Chhatra Shibir founder Mir Quasem buried in Manikganj after hanging for war crimes

The Jamaat-e-Islami financier and founder of its student wing Islami Chhatra Shibir, Mir Quasem Ali, has been buried in his ancestral village in Manikganj.

Manikganj Correspondentbdnews24.com
Published : 3 Sept 2016, 10:20 PM
Updated : 3 Sept 2016, 11:02 PM

The relatives were allowed to see the corpse after a funeral prayer held in Chala village early on Sunday.

The body arrived in the village around 2:45am. He was buried around 3:30am.

The war criminal was hanged at Kashimpur Central Jail in Gazipur at 10:30pm on Saturday.

Three ambulances, one of which carried the remains of Mir Quasem Ali, left Kashimpur prison after 12:30am.

The ambulances entered the jail around 9pm after Mir Quasem's relatives had met him for the last time.

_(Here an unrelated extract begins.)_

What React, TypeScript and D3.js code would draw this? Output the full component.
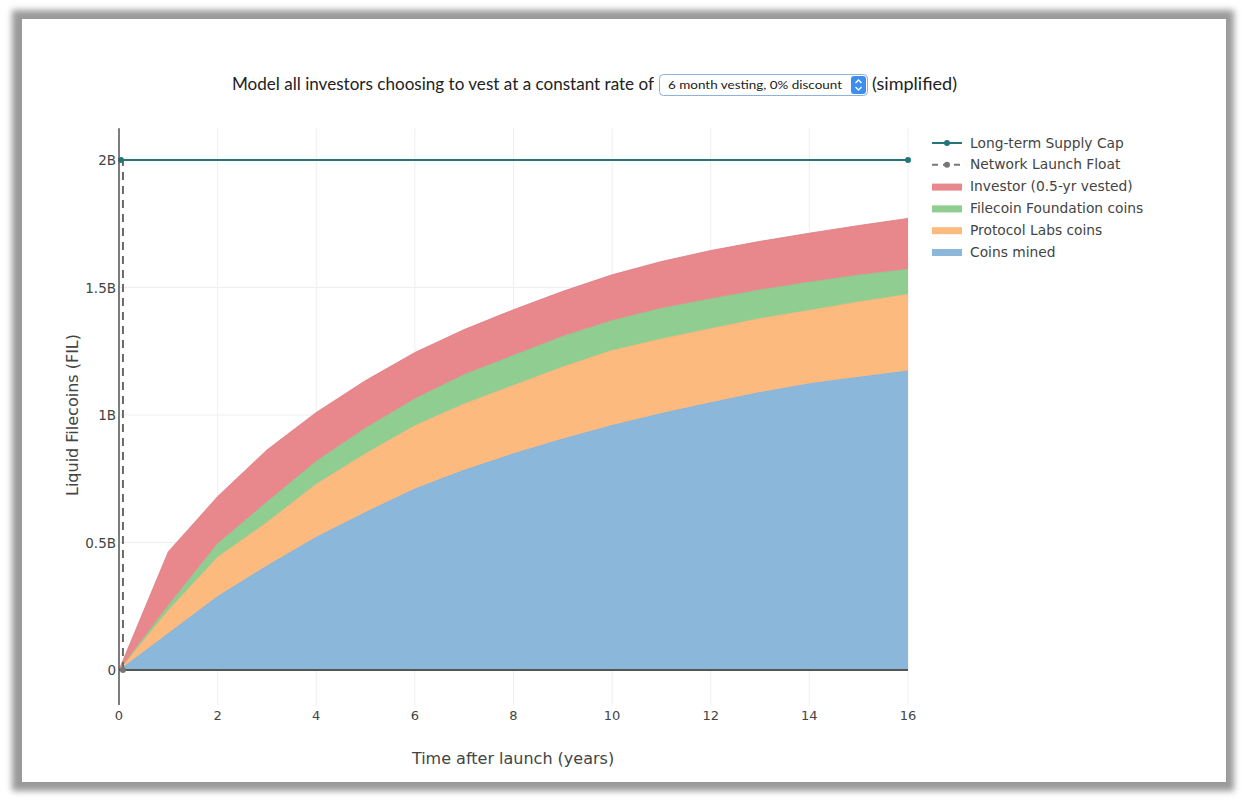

A Fire Service car, six vehicles of RAB and police and three other cars were escorting them when they left the jail premises.

Gazipur Superintendent of Police Harun-or-Rashid said before the execution that police would provide security for the body until it reaches the destination.
 
Mir Quasem's relatives have already reached Manikganj's Chala village to prepare for the burial.
Police took position at the burial site and did not let outsiders to enter the village.
 
Born in Manikganj in 1952, Mir Quasem was raised in Chittagong.
 
He lost his ancestral house at Munshidangi village to river erosion and bought a piece of land in Chala village.
 
Son of a low-paid railways employee, Mir Quasem had gradually left the mark of his shrewdness on both politics and finance as he turned the Jamaat’s financial backbone after becoming a key player in the party’s top brass.
 
He became the founding president of the Islami Chhatra Shibir, a rechristened Islami Chhatra Sangha, on Feb 6, 1977, two years after Gen Ziaur Rahman allowed the Jamaat back into politics in Bangladesh, whose independence from Pakistan it had so violently opposed.

Mir Quasem was the convenor of NGO Rabita al-Alam al-Islami’s Bangladesh chapter when he started playing some role in Jamaat’s politics in 1980. He later went on to become the NGO’s director.
He was a former vice-chairman of Islami Bank Bangladesh Limited and chairman of the now-closed Diganta Media Corporation, believed to be pro-Jamaat.
He is also the founder of Ibn Sina Trust and a founding member of Islami Bank Foundation.
He became a member of the Jamaat’s policymaking executive council in 1985.
Mir Quasem built no house but a mosque on the land he bought in Chala. He wanted to fight in election from the constituency on BNP-Jamaat coalition's ticket.
Freedom fighters and Awami League supporters demonstrated in Manikganj after media reported, quoting Mir Quasem's wife, that he would be buried there.
They demanded the authorities do not allow the body into Manikganj.